I have two Hitachi M12V routers which I purchased after watching the Router Workshop on tape. One is for plunging and one is table mounted.

The columns have begun to stick or stickslip on both of them. I have tried cleaning them and lubing them with Top Cote Brand lube. I even tried Johnsons Wax. Works for a short time and then the sticking returns.

They both worked very well when new. I don't have more than 20 hours in total on both units.

Does anyone know a cure?

Thanks in advance for any help.


----------



## reible (Sep 10, 2004)

I had this issue with another router brand and found the answer when I purchased a router razer...... STP oil treatment found in your auto parts store or "X-mart" store. 

This was big back in the '60-'70 they had an ad on TV where this big guy would try to hold this screw driver blade that had been dipped in STP oil treatment....

Anyway they mentioned it and I hadn't thought about that stuff in years but when out and found some and that was last spring... still moving slick as can be.

Ed


----------



## template tom (Sep 18, 2004)

Check your columns for Spanner dents
Tom


----------



## PorterCable (Jul 27, 2005)

template tom said:


> Check your columns for Spanner dents
> Tom


I use the two wrench system with plastic tubing. No dents. Any other ideas?


----------



## reible (Sep 10, 2004)

For those of you who might be questioning the STP information I have posted or dismissed it because you thought I was making this up. Here is the link to the Router Razer pages... this is a pdf file so you will need a reader. See item 4.
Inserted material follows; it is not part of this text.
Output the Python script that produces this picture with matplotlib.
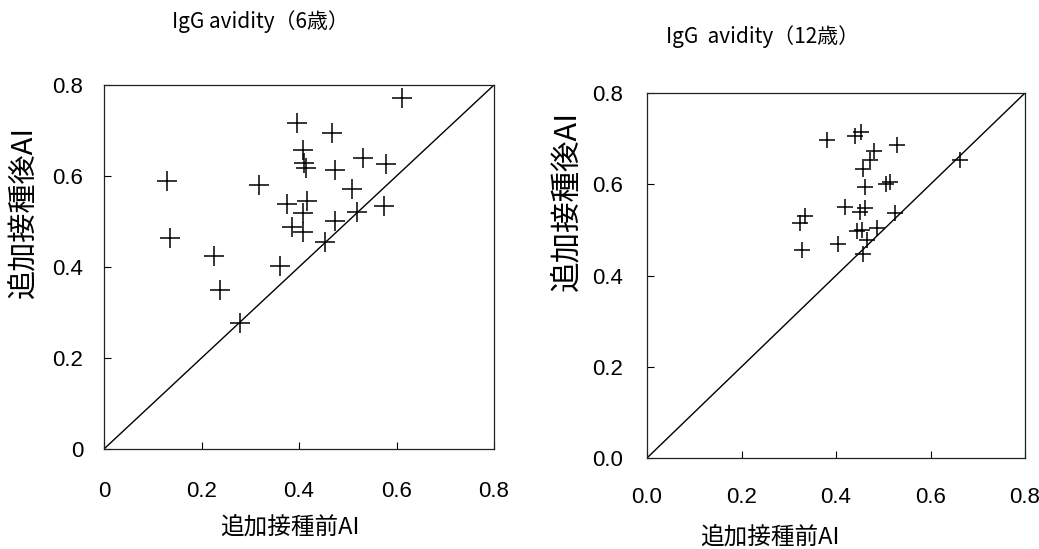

http://www.routertechnologies.com/instructions pdf/craftsman pack.PDF

I can tell you that it has worked for me.

Ed


----------



## BrianS (Nov 7, 2004)

I was going to mention that it would attract dust, until I read the article and noticed that it indicates that it will attract dust.  

Just how bad is the dust situation when using STP? I'll never dispute the slipperiness of STP, but I'm wondering if a dry lubricant, such as graphite or even a simple wax candle, might be just as effective. Anyone tried a dry lube on the posts?

Brian


----------



## reible (Sep 10, 2004)

BrianS said:


> I was going to mention that it would attract dust, until I read the article and noticed that it indicates that it will attract dust.
> 
> Just how bad is the dust situation when using STP? I'll never dispute the slipperiness of STP, but I'm wondering if a dry lubricant, such as graphite or even a simple wax candle, might be just as effective. Anyone tried a dry lube on the posts?
> 
> Brian


 I have the said router in a table and in the past I ended up taking it out and apart a couple of times a routing season. This year it has been out only once and that was to re-lube the router razer when it started getting stiff. The nice part is a clean rag wipes the shaft off and a q-tip and finger puts a new coating of STP on, you don't need much. I think it was Feb. of this year when I added the router razer so I'm sold.

BTW I use to wax the shafts and that took a lot more time then what it takes the STP way.

Ed


----------